++++ Information shown

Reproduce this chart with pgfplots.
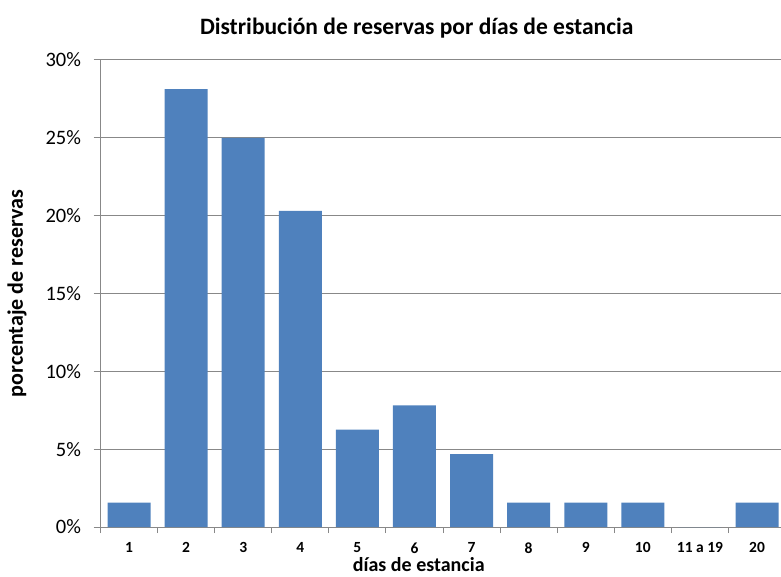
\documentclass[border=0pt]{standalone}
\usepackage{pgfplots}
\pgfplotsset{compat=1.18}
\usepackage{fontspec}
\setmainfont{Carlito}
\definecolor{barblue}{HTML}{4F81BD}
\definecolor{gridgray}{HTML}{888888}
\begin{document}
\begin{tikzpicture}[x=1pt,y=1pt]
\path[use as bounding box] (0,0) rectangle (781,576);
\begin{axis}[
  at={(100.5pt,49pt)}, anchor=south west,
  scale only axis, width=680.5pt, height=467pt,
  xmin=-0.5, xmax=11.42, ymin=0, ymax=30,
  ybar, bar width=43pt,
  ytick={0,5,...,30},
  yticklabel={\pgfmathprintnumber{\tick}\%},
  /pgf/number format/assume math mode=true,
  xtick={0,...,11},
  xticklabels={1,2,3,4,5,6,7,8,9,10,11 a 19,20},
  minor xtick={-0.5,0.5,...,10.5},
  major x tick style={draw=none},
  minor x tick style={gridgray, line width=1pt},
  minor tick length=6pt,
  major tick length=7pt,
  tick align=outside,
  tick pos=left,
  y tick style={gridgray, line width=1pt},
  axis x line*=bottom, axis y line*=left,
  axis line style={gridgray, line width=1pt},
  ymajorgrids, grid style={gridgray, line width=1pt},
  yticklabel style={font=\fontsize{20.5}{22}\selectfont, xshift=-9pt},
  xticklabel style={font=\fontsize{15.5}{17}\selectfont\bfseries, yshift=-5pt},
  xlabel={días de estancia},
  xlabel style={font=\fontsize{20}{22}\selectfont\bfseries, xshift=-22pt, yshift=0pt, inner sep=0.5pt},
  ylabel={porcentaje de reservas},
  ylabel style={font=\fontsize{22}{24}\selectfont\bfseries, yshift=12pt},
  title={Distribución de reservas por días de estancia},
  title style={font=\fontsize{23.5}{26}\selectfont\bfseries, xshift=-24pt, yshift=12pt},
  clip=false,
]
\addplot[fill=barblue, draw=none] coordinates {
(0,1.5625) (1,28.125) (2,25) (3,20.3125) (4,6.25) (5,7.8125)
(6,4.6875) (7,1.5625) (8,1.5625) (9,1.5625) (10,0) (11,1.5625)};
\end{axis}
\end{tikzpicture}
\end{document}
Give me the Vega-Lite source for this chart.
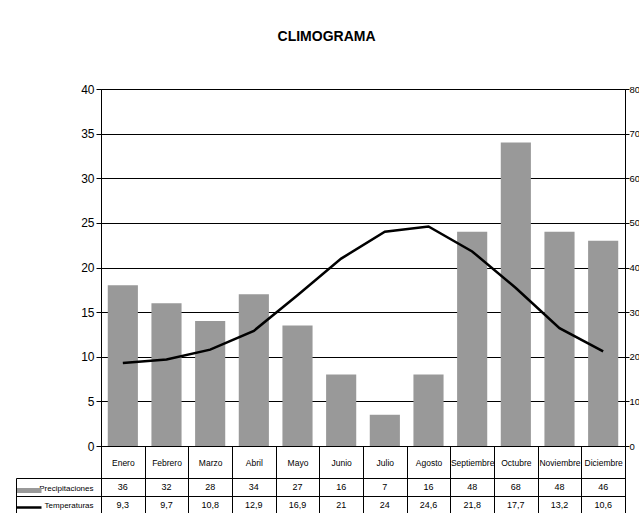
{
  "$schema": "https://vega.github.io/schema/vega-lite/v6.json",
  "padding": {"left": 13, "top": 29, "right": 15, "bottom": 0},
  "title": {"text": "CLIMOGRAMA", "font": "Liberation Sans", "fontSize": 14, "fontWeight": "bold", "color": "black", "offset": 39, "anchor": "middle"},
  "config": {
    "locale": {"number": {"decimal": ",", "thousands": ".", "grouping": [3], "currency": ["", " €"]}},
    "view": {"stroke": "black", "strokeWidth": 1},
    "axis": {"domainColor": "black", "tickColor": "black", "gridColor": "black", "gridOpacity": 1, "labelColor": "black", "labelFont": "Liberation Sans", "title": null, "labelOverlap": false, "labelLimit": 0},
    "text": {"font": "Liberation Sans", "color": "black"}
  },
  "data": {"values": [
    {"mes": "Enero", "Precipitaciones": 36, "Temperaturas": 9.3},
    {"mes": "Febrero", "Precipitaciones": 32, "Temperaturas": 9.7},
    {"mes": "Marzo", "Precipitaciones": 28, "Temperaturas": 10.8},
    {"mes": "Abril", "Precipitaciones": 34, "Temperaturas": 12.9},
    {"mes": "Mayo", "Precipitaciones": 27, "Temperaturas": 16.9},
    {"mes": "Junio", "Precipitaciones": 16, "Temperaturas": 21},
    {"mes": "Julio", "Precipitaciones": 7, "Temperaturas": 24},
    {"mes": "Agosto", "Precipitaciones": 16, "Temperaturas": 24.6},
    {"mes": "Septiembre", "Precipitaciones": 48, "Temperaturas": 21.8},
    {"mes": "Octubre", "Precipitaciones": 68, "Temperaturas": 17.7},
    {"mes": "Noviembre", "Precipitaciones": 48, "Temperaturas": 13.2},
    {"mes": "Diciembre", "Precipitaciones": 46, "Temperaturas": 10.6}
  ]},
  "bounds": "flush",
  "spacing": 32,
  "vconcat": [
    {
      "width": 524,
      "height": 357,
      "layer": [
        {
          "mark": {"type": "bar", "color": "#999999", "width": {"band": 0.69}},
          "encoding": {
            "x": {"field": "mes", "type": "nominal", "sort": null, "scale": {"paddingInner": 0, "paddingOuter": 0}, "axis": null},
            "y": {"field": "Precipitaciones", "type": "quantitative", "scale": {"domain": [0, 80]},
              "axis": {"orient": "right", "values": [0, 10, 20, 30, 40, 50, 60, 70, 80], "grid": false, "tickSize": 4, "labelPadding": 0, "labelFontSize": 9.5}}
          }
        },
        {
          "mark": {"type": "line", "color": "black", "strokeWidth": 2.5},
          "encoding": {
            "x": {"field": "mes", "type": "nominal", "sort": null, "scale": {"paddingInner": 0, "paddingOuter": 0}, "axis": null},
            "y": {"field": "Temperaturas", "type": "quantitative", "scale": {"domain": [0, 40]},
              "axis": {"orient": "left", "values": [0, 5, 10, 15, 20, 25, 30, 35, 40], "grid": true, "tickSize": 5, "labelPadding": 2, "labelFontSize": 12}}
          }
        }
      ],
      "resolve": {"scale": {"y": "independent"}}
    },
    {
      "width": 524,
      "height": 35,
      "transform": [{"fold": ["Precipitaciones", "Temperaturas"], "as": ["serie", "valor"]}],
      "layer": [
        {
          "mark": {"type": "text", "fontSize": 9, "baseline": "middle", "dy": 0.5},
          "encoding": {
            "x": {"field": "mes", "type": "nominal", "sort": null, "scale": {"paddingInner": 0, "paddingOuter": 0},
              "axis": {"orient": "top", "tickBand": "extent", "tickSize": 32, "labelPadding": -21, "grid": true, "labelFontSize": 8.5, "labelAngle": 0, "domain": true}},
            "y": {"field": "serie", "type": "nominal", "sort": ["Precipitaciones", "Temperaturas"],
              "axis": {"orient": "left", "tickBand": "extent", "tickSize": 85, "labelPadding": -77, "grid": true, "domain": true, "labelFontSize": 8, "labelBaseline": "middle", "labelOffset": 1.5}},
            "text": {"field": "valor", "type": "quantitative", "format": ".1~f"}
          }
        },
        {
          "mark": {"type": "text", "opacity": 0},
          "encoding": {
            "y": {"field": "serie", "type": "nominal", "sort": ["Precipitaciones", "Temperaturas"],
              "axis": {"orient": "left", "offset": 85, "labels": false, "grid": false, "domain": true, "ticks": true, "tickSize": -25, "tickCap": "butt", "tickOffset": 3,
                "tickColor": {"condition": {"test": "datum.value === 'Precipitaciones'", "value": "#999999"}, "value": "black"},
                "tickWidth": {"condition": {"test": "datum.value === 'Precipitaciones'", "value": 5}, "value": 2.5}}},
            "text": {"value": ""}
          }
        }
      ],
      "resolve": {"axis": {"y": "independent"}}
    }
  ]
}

++++++++

Written task:
Repeat the material verbatim. Do not carry over any picture.

Response:
Reproduce this chart with pgfplots.
\documentclass[border=0pt]{standalone}
\usepackage{pgfplots}
\pgfplotsset{compat=1.18}
\usepackage{fontspec}
\setmainfont{Carlito}
\definecolor{barblue}{HTML}{4F81BD}
\definecolor{gridgray}{HTML}{888888}
\begin{document}
\begin{tikzpicture}[x=1pt,y=1pt]
\path[use as bounding box] (0,0) rectangle (781,576);
\begin{axis}[
  at={(100.5pt,49pt)}, anchor=south west,
  scale only axis, width=680.5pt, height=467pt,
  xmin=-0.5, xmax=11.42, ymin=0, ymax=30,
  ybar, bar width=43pt,
  ytick={0,5,...,30},
  yticklabel={\pgfmathprintnumber{\tick}\%},
  /pgf/number format/assume math mode=true,
  xtick={0,...,11},
  xticklabels={1,2,3,4,5,6,7,8,9,10,11 a 19,20},
  minor xtick={-0.5,0.5,...,10.5},
  major x tick style={draw=none},
  minor x tick style={gridgray, line width=1pt},
  minor tick length=6pt,
  major tick length=7pt,
  tick align=outside,
  tick pos=left,
  y tick style={gridgray, line width=1pt},
  axis x line*=bottom, axis y line*=left,
  axis line style={gridgray, line width=1pt},
  ymajorgrids, grid style={gridgray, line width=1pt},
  yticklabel style={font=\fontsize{20.5}{22}\selectfont, xshift=-9pt},
  xticklabel style={font=\fontsize{15.5}{17}\selectfont\bfseries, yshift=-5pt},
  xlabel={días de estancia},
  xlabel style={font=\fontsize{20}{22}\selectfont\bfseries, xshift=-22pt, yshift=0pt, inner sep=0.5pt},
  ylabel={porcentaje de reservas},
  ylabel style={font=\fontsize{22}{24}\selectfont\bfseries, yshift=12pt},
  title={Distribución de reservas por días de estancia},
  title style={font=\fontsize{23.5}{26}\selectfont\bfseries, xshift=-24pt, yshift=12pt},
  clip=false,
]
\addplot[fill=barblue, draw=none] coordinates {
(0,1.5625) (1,28.125) (2,25) (3,20.3125) (4,6.25) (5,7.8125)
(6,4.6875) (7,1.5625) (8,1.5625) (9,1.5625) (10,0) (11,1.5625)};
\end{axis}
\end{tikzpicture}
\end{document}
Give me the Vega-Lite source for this chart.
{
  "$schema": "https://vega.github.io/schema/vega-lite/v6.json",
  "padding": {"left": 13, "top": 29, "right": 15, "bottom": 0},
  "title": {"text": "CLIMOGRAMA", "font": "Liberation Sans", "fontSize": 14, "fontWeight": "bold", "color": "black", "offset": 39, "anchor": "middle"},
  "config": {
    "locale": {"number": {"decimal": ",", "thousands": ".", "grouping": [3], "currency": ["", " €"]}},
    "view": {"stroke": "black", "strokeWidth": 1},
    "axis": {"domainColor": "black", "tickColor": "black", "gridColor": "black", "gridOpacity": 1, "labelColor": "black", "labelFont": "Liberation Sans", "title": null, "labelOverlap": false, "labelLimit": 0},
    "text": {"font": "Liberation Sans", "color": "black"}
  },
  "data": {"values": [
    {"mes": "Enero", "Precipitaciones": 36, "Temperaturas": 9.3},
    {"mes": "Febrero", "Precipitaciones": 32, "Temperaturas": 9.7},
    {"mes": "Marzo", "Precipitaciones": 28, "Temperaturas": 10.8},
    {"mes": "Abril", "Precipitaciones": 34, "Temperaturas": 12.9},
    {"mes": "Mayo", "Precipitaciones": 27, "Temperaturas": 16.9},
    {"mes": "Junio", "Precipitaciones": 16, "Temperaturas": 21},
    {"mes": "Julio", "Precipitaciones": 7, "Temperaturas": 24},
    {"mes": "Agosto", "Precipitaciones": 16, "Temperaturas": 24.6},
    {"mes": "Septiembre", "Precipitaciones": 48, "Temperaturas": 21.8},
    {"mes": "Octubre", "Precipitaciones": 68, "Temperaturas": 17.7},
    {"mes": "Noviembre", "Precipitaciones": 48, "Temperaturas": 13.2},
    {"mes": "Diciembre", "Precipitaciones": 46, "Temperaturas": 10.6}
  ]},
  "bounds": "flush",
  "spacing": 32,
  "vconcat": [
    {
      "width": 524,
      "height": 357,
      "layer": [
        {
          "mark": {"type": "bar", "color": "#999999", "width": {"band": 0.69}},
          "encoding": {
            "x": {"field": "mes", "type": "nominal", "sort": null, "scale": {"paddingInner": 0, "paddingOuter": 0}, "axis": null},
            "y": {"field": "Precipitaciones", "type": "quantitative", "scale": {"domain": [0, 80]},
              "axis": {"orient": "right", "values": [0, 10, 20, 30, 40, 50, 60, 70, 80], "grid": false, "tickSize": 4, "labelPadding": 0, "labelFontSize": 9.5}}
          }
        },
        {
          "mark": {"type": "line", "color": "black", "strokeWidth": 2.5},
          "encoding": {
            "x": {"field": "mes", "type": "nominal", "sort": null, "scale": {"paddingInner": 0, "paddingOuter": 0}, "axis": null},
            "y": {"field": "Temperaturas", "type": "quantitative", "scale": {"domain": [0, 40]},
              "axis": {"orient": "left", "values": [0, 5, 10, 15, 20, 25, 30, 35, 40], "grid": true, "tickSize": 5, "labelPadding": 2, "labelFontSize": 12}}
          }
        }
      ],
      "resolve": {"scale": {"y": "independent"}}
    },
    {
      "width": 524,
      "height": 35,
      "transform": [{"fold": ["Precipitaciones", "Temperaturas"], "as": ["serie", "valor"]}],
      "layer": [
        {
          "mark": {"type": "text", "fontSize": 9, "baseline": "middle", "dy": 0.5},
          "encoding": {
            "x": {"field": "mes", "type": "nominal", "sort": null, "scale": {"paddingInner": 0, "paddingOuter": 0},
              "axis": {"orient": "top", "tickBand": "extent", "tickSize": 32, "labelPadding": -21, "grid": true, "labelFontSize": 8.5, "labelAngle": 0, "domain": true}},
            "y": {"field": "serie", "type": "nominal", "sort": ["Precipitaciones", "Temperaturas"],
              "axis": {"orient": "left", "tickBand": "extent", "tickSize": 85, "labelPadding": -77, "grid": true, "domain": true, "labelFontSize": 8, "labelBaseline": "middle", "labelOffset": 1.5}},
            "text": {"field": "valor", "type": "quantitative", "format": ".1~f"}
          }
        },
        {
          "mark": {"type": "text", "opacity": 0},
          "encoding": {
            "y": {"field": "serie", "type": "nominal", "sort": ["Precipitaciones", "Temperaturas"],
              "axis": {"orient": "left", "offset": 85, "labels": false, "grid": false, "domain": true, "ticks": true, "tickSize": -25, "tickCap": "butt", "tickOffset": 3,
                "tickColor": {"condition": {"test": "datum.value === 'Precipitaciones'", "value": "#999999"}, "value": "black"},
                "tickWidth": {"condition": {"test": "datum.value === 'Precipitaciones'", "value": 5}, "value": 2.5}}},
            "text": {"value": ""}
          }
        }
      ],
      "resolve": {"axis": {"y": "independent"}}
    }
  ]
}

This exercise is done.